● Your objective: Quote from the first line below through the line that contains "ticks ──────────────────────── */", both included, and leave the pictures out.

——————

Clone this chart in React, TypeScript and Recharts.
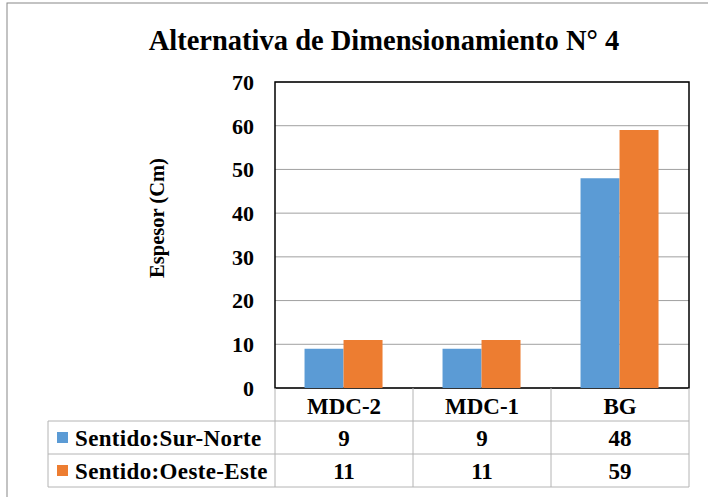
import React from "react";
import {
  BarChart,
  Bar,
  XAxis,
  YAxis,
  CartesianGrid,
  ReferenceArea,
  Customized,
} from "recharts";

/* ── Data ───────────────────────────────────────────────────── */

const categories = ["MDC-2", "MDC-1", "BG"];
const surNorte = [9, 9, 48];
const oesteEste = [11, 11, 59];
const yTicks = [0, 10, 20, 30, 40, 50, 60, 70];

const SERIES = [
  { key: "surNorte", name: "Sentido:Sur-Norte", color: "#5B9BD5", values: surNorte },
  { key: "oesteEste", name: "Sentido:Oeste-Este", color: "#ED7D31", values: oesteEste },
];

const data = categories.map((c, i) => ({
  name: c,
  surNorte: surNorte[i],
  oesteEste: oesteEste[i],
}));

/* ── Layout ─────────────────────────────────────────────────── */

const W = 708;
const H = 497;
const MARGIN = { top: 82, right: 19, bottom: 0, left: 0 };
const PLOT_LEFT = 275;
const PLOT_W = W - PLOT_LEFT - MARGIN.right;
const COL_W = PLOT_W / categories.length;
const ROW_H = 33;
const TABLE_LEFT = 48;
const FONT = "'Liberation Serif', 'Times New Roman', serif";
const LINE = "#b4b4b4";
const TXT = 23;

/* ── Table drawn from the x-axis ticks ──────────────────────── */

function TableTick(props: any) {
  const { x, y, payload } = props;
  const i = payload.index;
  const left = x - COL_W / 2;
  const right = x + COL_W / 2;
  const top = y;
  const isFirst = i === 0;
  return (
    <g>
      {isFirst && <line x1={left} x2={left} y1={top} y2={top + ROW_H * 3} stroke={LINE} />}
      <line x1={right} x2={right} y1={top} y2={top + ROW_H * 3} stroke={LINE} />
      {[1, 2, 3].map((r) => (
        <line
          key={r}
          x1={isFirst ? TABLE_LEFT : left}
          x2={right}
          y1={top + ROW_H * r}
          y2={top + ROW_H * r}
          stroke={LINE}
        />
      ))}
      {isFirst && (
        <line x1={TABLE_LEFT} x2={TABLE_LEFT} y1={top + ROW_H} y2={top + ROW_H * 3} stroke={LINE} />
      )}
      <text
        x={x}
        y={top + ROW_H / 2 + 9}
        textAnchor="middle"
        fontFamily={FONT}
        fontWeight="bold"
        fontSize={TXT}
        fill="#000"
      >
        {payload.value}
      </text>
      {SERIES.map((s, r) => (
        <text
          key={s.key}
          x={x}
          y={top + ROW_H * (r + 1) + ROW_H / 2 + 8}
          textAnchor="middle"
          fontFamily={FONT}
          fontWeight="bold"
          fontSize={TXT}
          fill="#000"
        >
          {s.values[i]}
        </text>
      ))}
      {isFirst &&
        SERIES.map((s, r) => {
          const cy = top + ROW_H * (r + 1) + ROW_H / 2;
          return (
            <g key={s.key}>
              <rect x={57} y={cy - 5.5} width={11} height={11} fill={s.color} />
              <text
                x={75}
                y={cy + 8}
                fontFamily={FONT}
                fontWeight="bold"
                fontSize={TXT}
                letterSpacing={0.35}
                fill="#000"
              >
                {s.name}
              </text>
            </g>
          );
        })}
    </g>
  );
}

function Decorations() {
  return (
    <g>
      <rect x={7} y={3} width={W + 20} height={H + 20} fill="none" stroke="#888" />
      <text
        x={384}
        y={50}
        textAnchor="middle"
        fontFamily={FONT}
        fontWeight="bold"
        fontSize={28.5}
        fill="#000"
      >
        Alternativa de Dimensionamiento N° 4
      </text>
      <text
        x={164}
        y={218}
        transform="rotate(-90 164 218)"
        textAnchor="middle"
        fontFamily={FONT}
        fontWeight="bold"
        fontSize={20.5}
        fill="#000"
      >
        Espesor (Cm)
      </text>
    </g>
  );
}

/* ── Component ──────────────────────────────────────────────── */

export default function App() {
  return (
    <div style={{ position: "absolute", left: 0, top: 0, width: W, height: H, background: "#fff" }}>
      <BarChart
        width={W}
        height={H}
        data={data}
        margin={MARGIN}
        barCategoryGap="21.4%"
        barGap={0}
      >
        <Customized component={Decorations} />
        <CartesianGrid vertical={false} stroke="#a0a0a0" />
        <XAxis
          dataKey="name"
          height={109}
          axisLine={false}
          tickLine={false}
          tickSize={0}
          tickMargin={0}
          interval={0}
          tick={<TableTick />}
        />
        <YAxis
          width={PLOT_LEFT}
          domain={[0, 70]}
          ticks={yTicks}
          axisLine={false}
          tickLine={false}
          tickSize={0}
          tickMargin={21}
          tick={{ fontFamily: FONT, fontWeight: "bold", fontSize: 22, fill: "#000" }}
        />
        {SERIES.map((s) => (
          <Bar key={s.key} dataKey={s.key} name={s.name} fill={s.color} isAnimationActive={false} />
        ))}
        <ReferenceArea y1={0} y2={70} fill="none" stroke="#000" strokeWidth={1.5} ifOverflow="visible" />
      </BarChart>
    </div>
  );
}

——————

● Task answer:
Clone this chart in React, TypeScript and Recharts.
import React from "react";
import {
  BarChart,
  Bar,
  XAxis,
  YAxis,
  CartesianGrid,
  ReferenceArea,
  Customized,
} from "recharts";

/* ── Data ───────────────────────────────────────────────────── */

const categories = ["MDC-2", "MDC-1", "BG"];
const surNorte = [9, 9, 48];
const oesteEste = [11, 11, 59];
const yTicks = [0, 10, 20, 30, 40, 50, 60, 70];

const SERIES = [
  { key: "surNorte", name: "Sentido:Sur-Norte", color: "#5B9BD5", values: surNorte },
  { key: "oesteEste", name: "Sentido:Oeste-Este", color: "#ED7D31", values: oesteEste },
];

const data = categories.map((c, i) => ({
  name: c,
  surNorte: surNorte[i],
  oesteEste: oesteEste[i],
}));

/* ── Layout ─────────────────────────────────────────────────── */

const W = 708;
const H = 497;
const MARGIN = { top: 82, right: 19, bottom: 0, left: 0 };
const PLOT_LEFT = 275;
const PLOT_W = W - PLOT_LEFT - MARGIN.right;
const COL_W = PLOT_W / categories.length;
const ROW_H = 33;
const TABLE_LEFT = 48;
const FONT = "'Liberation Serif', 'Times New Roman', serif";
const LINE = "#b4b4b4";
const TXT = 23;

/* ── Table drawn from the x-axis ticks ──────────────────────── */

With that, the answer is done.